● DIRECTIVE
Repeat the line that contains "The picture is", the line that contains "var nullOR = 1;", and all lines between them, exactly and with no other lines.

● DATA SECTION
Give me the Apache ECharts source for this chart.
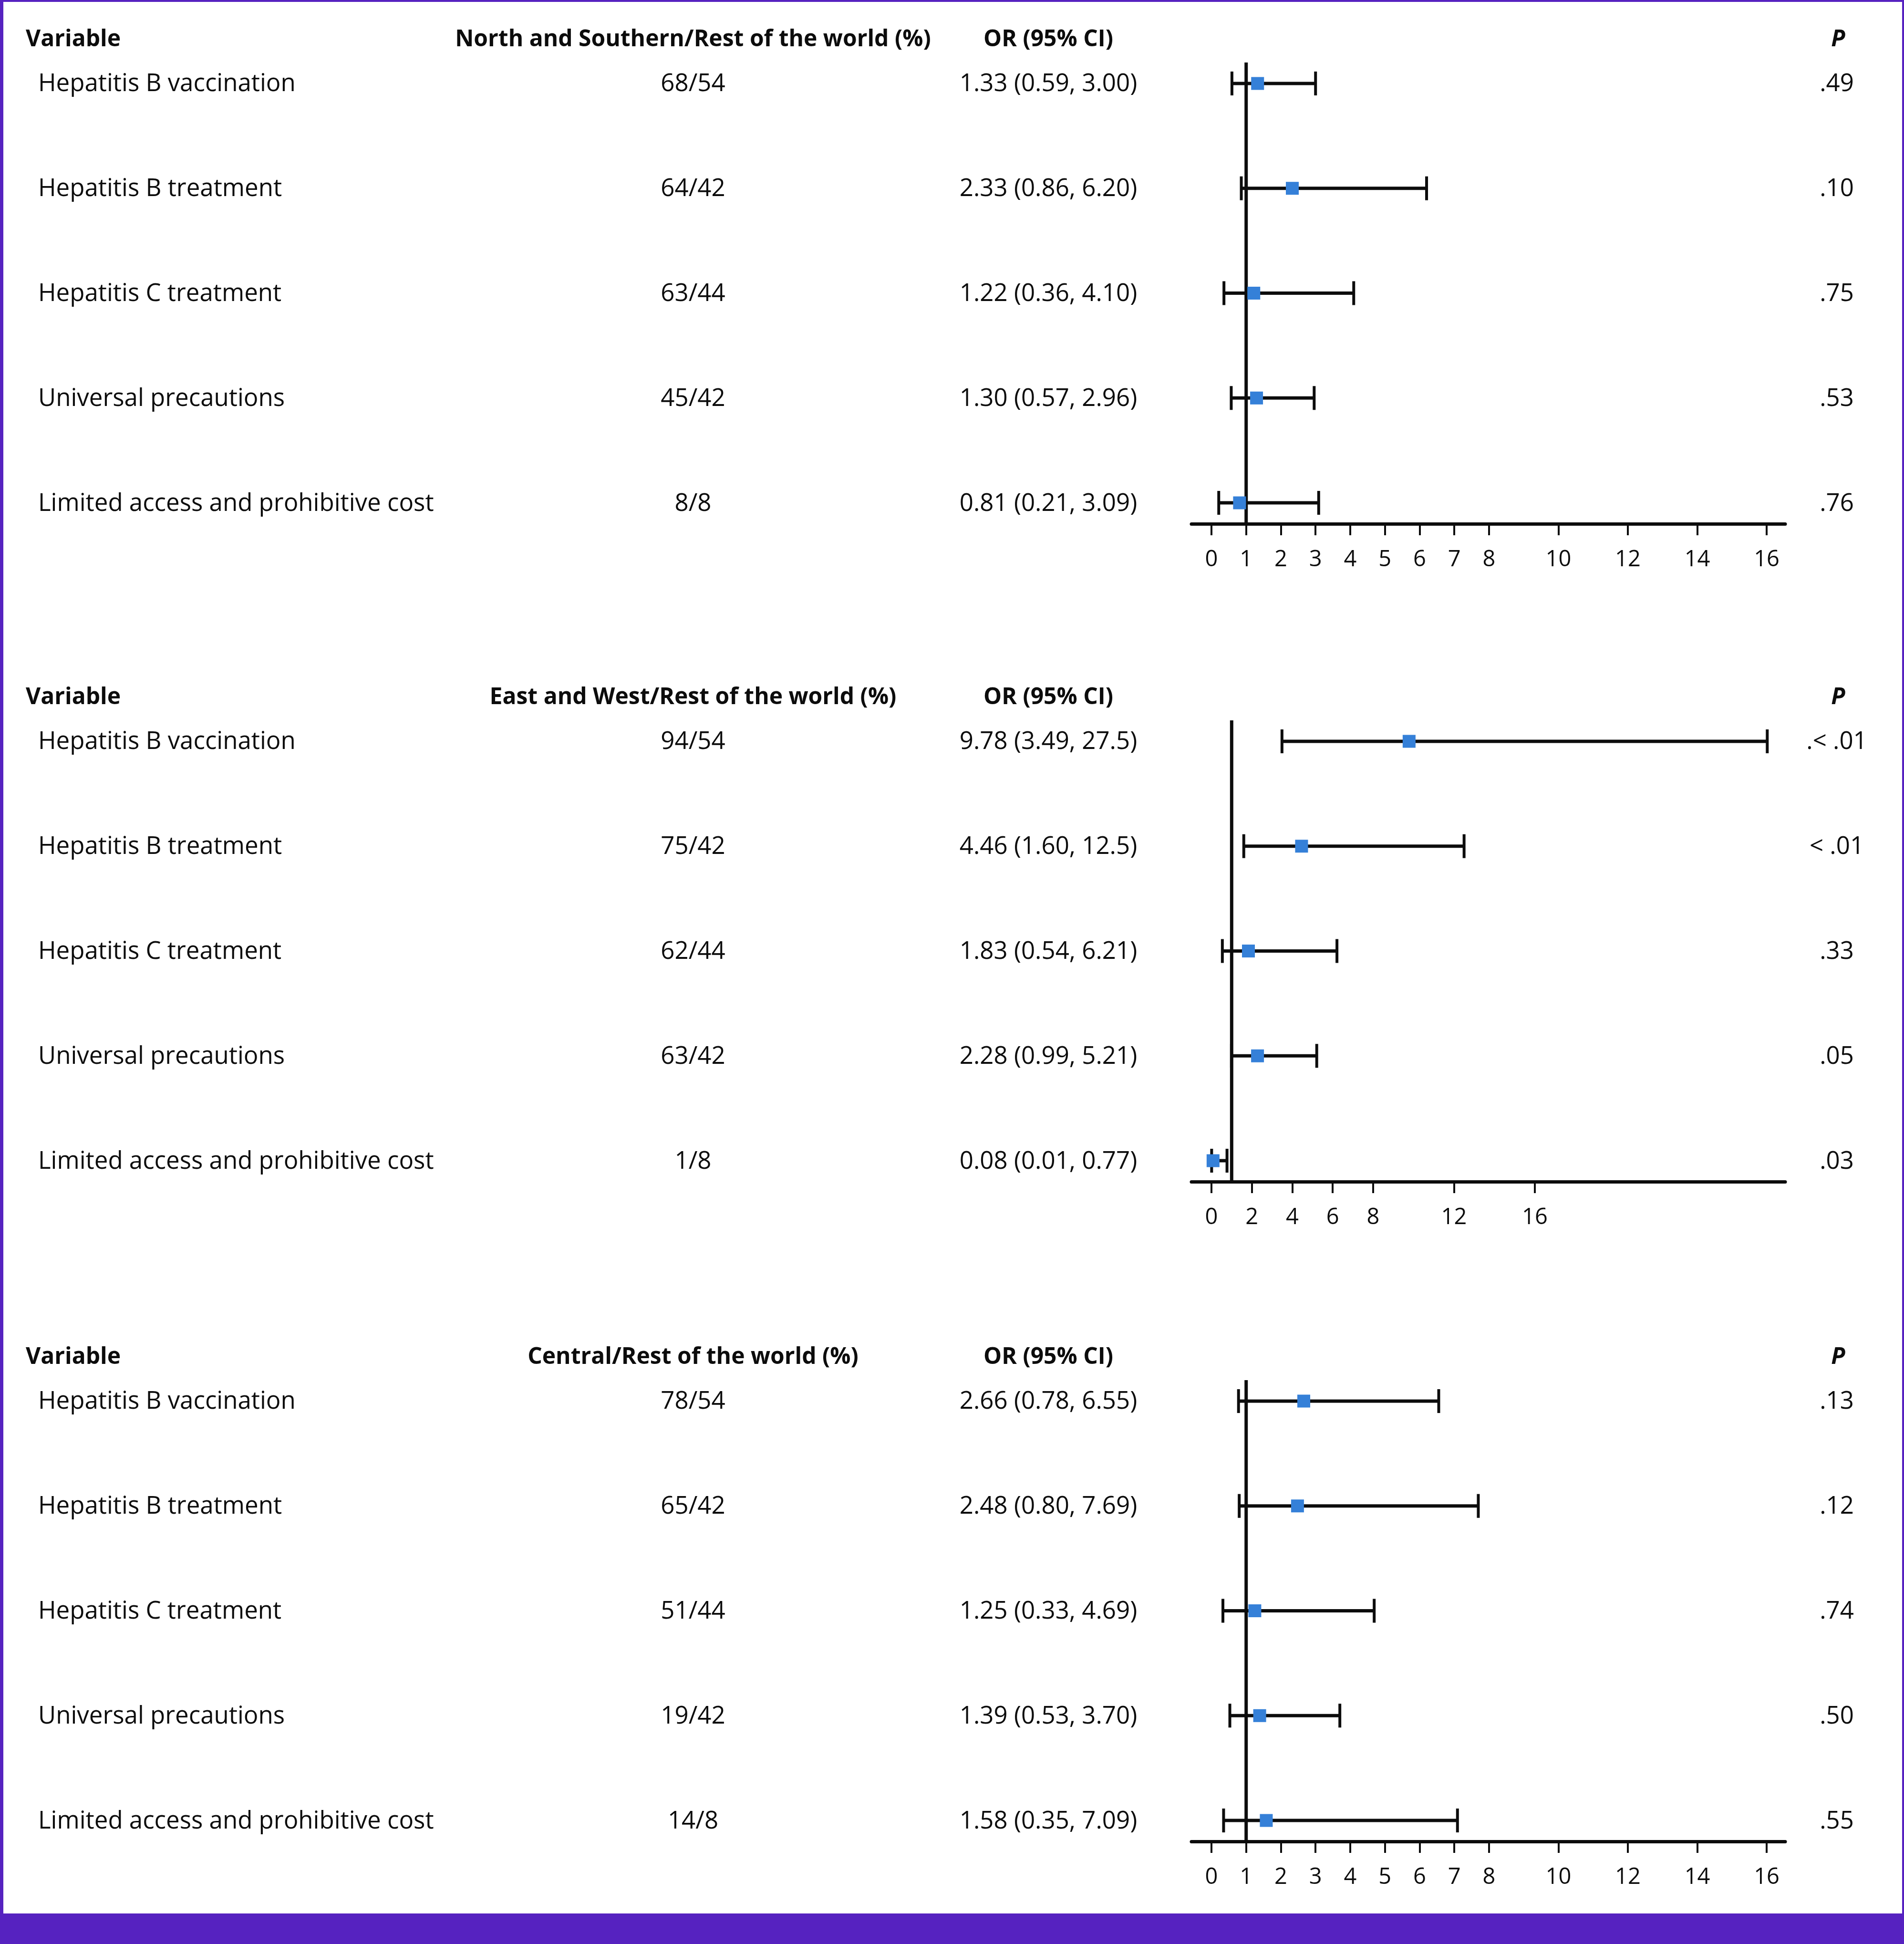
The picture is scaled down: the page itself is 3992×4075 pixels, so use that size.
<!DOCTYPE html>
<html>
<head>
<meta charset="utf-8"/>
<title>OR forest plot by region</title>
<script src="https://cdn.jsdelivr.net/npm/echarts@6.0.0/dist/echarts.min.js"></script>
<style>
html, body { margin: 0; padding: 0; background: #5622c0; }
#chart { width: 3992px; height: 4075px; }
</style>
</head>
<body>
<div id="chart"></div>
<script>
// rows of every panel
var variables = ['Hepatitis B vaccination', 'Hepatitis B treatment', 'Hepatitis C treatment',
                 'Universal precautions', 'Limited access and prohibitive cost'];
var groupNames = ['North and Southern/Rest of the world (%)', 'East and West/Rest of the world (%)',
                  'Central/Rest of the world (%)'];

// North and Southern
var pctNS = ['68/54', '64/42', '63/44', '45/42', '8/8'];
var orNS = [1.33, 2.33, 1.22, 1.30, 0.81];
var loNS = [0.59, 0.86, 0.36, 0.57, 0.21];
var hiNS = [3.00, 6.20, 4.10, 2.96, 3.09];
var pNS = ['.49', '.10', '.75', '.53', '.76'];

// East and West
var pctEW = ['94/54', '75/42', '62/44', '63/42', '1/8'];
var orEW = [9.78, 4.46, 1.83, 2.28, 0.08];
var loEW = [3.49, 1.60, 0.54, 0.99, 0.01];
var hiEW = [27.5, 12.5, 6.21, 5.21, 0.77];
var pEW = ['.< .01', '< .01', '.33', '.05', '.03'];

// Central
var pctC = ['78/54', '65/42', '51/44', '19/42', '14/8'];
var orC = [2.66, 2.48, 1.25, 1.39, 1.58];
var loC = [0.78, 0.80, 0.33, 0.53, 0.35];
var hiC = [6.55, 7.69, 4.69, 3.70, 7.09];
var pC = ['.13', '.12', '.74', '.50', '.55'];

// axis ticks
var ticksFine = [0, 1, 2, 3, 4, 5, 6, 7, 8, 10, 12, 14, 16];
var ticksEW = [0, 2, 4, 6, 8, 12, 16];
var nullOR = 1;

var panels = [
    {name: groupNames[0], pct: pctNS, or: orNS, lo: loNS, hi: hiNS, p: pNS, ticks: ticksFine, min: -0.577, max: 16.536, top: 131},
    {name: groupNames[1], pct: pctEW, or: orEW, lo: loEW, hi: hiEW, p: pEW, ticks: ticksEW, min: -0.99, max: 28.39, top: 1510},
    {name: groupNames[2], pct: pctC, or: orC, lo: loC, hi: hiC, p: pC, ticks: ticksFine, min: -0.577, max: 16.536, top: 2893}
];

var INK = '#0c0c0c';
var BLUE = '#3580d8';
var FONT = "'Open Sans', 'Noto Sans', sans-serif";

function fmt(v) {
    return v >= 10 ? v.toFixed(1) : v.toFixed(2);
}

function renderCI(params, api) {
    var row = api.value(0);
    var m = api.coord([api.value(1), row]);
    var a = api.coord([api.value(2), row]);
    var b = api.coord([api.value(3), row]);
    var cap = 25, sq = 27;
    return {
        type: 'group',
        children: [
            {type: 'line', shape: {x1: a[0], y1: a[1], x2: b[0], y2: b[1]}, style: {stroke: INK, lineWidth: 7}},
            {type: 'line', shape: {x1: a[0], y1: a[1] - cap, x2: a[0], y2: a[1] + cap}, style: {stroke: INK, lineWidth: 6}},
            {type: 'line', shape: {x1: b[0], y1: b[1] - cap, x2: b[0], y2: b[1] + cap}, style: {stroke: INK, lineWidth: 6}},
            {type: 'rect', shape: {x: m[0] - sq / 2, y: m[1] - sq / 2, width: sq, height: sq}, style: {fill: BLUE}}
        ]
    };
}

var myChart = echarts.init(document.getElementById('chart'), null, {renderer: 'canvas'});

var grids = [], xAxes = [], yAxes = [], series = [];
panels.forEach(function (pn, k) {
    grids.push({left: 2498, width: 1245, top: pn.top, height: 967});
    xAxes.push({
        type: 'value', gridIndex: k, min: pn.min, max: pn.max,
        axisLine: {show: true, onZero: false, lineStyle: {color: INK, width: 7}},
        axisTick: {show: true, customValues: pn.ticks, length: 24, lineStyle: {color: INK, width: 4}},
        axisLabel: {show: true, customValues: pn.ticks, margin: 52, color: INK, fontSize: 47, fontFamily: FONT},
        splitLine: {show: false}
    });
    yAxes.push({type: 'value', gridIndex: k, inverse: true, min: -0.2, max: 4.2, show: false});
    series.push({
        type: 'line', xAxisIndex: k, yAxisIndex: k, silent: true, symbol: 'none', z: 1,
        lineStyle: {color: INK, width: 7},
        data: [[nullOR, -0.2], [nullOR, 4.2]]
    });
    series.push({
        type: 'custom', xAxisIndex: k, yAxisIndex: k, z: 3,
        renderItem: renderCI,
        encode: {x: [1, 2, 3], y: 0},
        data: pn.or.map(function (v, i) { return [i, v, pn.lo[i], pn.hi[i]]; })
    });
});

var option = {
    animation: false,
    backgroundColor: '#5622c0',
    grid: grids,
    xAxis: xAxes,
    yAxis: yAxes,
    series: series
};
myChart.setOption(option);

// table text, placed on each panel's rows
function txt(s, x, y, font, align) {
    return {type: 'text', x: x, y: y, silent: true, z: 5,
        style: {text: s, font: font, fill: INK, align: align, verticalAlign: 'middle'}};
}
var regular = '51px ' + FONT;
var bold = 'bold 48px ' + FONT;
var boldItalic = 'italic bold 48px ' + FONT;

var texts = [{
    type: 'rect', z: -10, silent: true,
    shape: {x: 7, y: 4, width: 3981, height: 4007},
    style: {fill: '#ffffff'}
}];
panels.forEach(function (pn, k) {
    var headY = pn.top - 48;
    texts.push(txt('Variable', 54, headY, bold, 'left'));
    texts.push(txt(pn.name, 1453, headY, bold, 'center'));
    texts.push(txt('OR (95% CI)', 2198, headY, bold, 'center'));
    texts.push(txt('P', 3854, headY, boldItalic, 'center'));
    variables.forEach(function (v, i) {
        var y = myChart.convertToPixel({gridIndex: k}, [0, i])[1] + 2;
        texts.push(txt(v, 80, y, regular, 'left'));
        texts.push(txt(pn.pct[i], 1453, y, regular, 'center'));
        texts.push(txt(fmt(pn.or[i]) + ' (' + fmt(pn.lo[i]) + ', ' + fmt(pn.hi[i]) + ')', 2198, y, regular, 'center'));
        texts.push(txt(pn.p[i], 3851, y, regular, 'center'));
    });
});
myChart.setOption({graphic: texts}, {replaceMerge: ['graphic']});
</script>
</body>
</html>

● COMPLETE ANSWER
The picture is scaled down: the page itself is 3992×4075 pixels, so use that size.
<!DOCTYPE html>
<html>
<head>
<meta charset="utf-8"/>
<title>OR forest plot by region</title>
<script src="https://cdn.jsdelivr.net/npm/echarts@6.0.0/dist/echarts.min.js"></script>
<style>
html, body { margin: 0; padding: 0; background: #5622c0; }
#chart { width: 3992px; height: 4075px; }
</style>
</head>
<body>
<div id="chart"></div>
<script>
// rows of every panel
var variables = ['Hepatitis B vaccination', 'Hepatitis B treatment', 'Hepatitis C treatment',
                 'Universal precautions', 'Limited access and prohibitive cost'];
var groupNames = ['North and Southern/Rest of the world (%)', 'East and West/Rest of the world (%)',
                  'Central/Rest of the world (%)'];

// North and Southern
var pctNS = ['68/54', '64/42', '63/44', '45/42', '8/8'];
var orNS = [1.33, 2.33, 1.22, 1.30, 0.81];
var loNS = [0.59, 0.86, 0.36, 0.57, 0.21];
var hiNS = [3.00, 6.20, 4.10, 2.96, 3.09];
var pNS = ['.49', '.10', '.75', '.53', '.76'];

// East and West
var pctEW = ['94/54', '75/42', '62/44', '63/42', '1/8'];
var orEW = [9.78, 4.46, 1.83, 2.28, 0.08];
var loEW = [3.49, 1.60, 0.54, 0.99, 0.01];
var hiEW = [27.5, 12.5, 6.21, 5.21, 0.77];
var pEW = ['.< .01', '< .01', '.33', '.05', '.03'];

// Central
var pctC = ['78/54', '65/42', '51/44', '19/42', '14/8'];
var orC = [2.66, 2.48, 1.25, 1.39, 1.58];
var loC = [0.78, 0.80, 0.33, 0.53, 0.35];
var hiC = [6.55, 7.69, 4.69, 3.70, 7.09];
var pC = ['.13', '.12', '.74', '.50', '.55'];

// axis ticks
var ticksFine = [0, 1, 2, 3, 4, 5, 6, 7, 8, 10, 12, 14, 16];
var ticksEW = [0, 2, 4, 6, 8, 12, 16];
var nullOR = 1;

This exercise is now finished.